A crucial phase of negotiations is underway between the government of Pakistan and the International Monetary Fund (IMF)mission to secure the second tranche of over $1 billion under the $7 billion bailout package.
According to sources, the IMF mission has held discussions with the Power Division on electricity tariff rebasing. Meanwhile, the IMF has reportedly given a green signal to the government’s plan to reduce electricity tariffs.
The IMF has directed the National Electric Power Regulatory Authority (Nepra) and the Power Division to take a decision in consultation.
The government has placed a plan to reduce electricity tariffs before the IMF from April, under which the basic tariff is proposed to be reduced by up to Rs 2 per unit.
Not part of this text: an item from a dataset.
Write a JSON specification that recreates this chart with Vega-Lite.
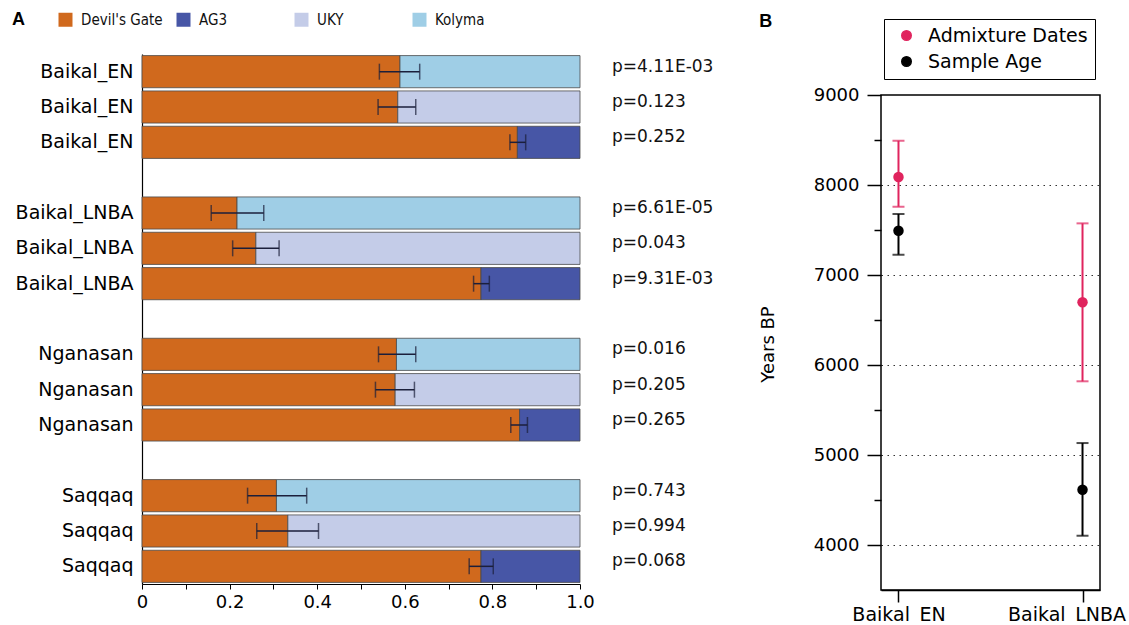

According to sources, the electricity rate per unit may be reduced by Rs 1 to 2 from April or May.
The government has also shared its plan for privatization of distribution companies (DSCOs) with the IMF mission.
The IMF has expressed concern over the non-privatization of two DISCOs by January and has also expressed displeasure over the poor performance.
The IMF is of the view that improvement in the power sector is not possible without improving the performance of DISCOs.
According to sources, important talks are also scheduled with the IMF delegation on the circular debt of the power sector today, while discussions are also expected today on the FBR’s revenue policy, agricultural income tax, tax on the property sector and the Sovereign Wealth Fund.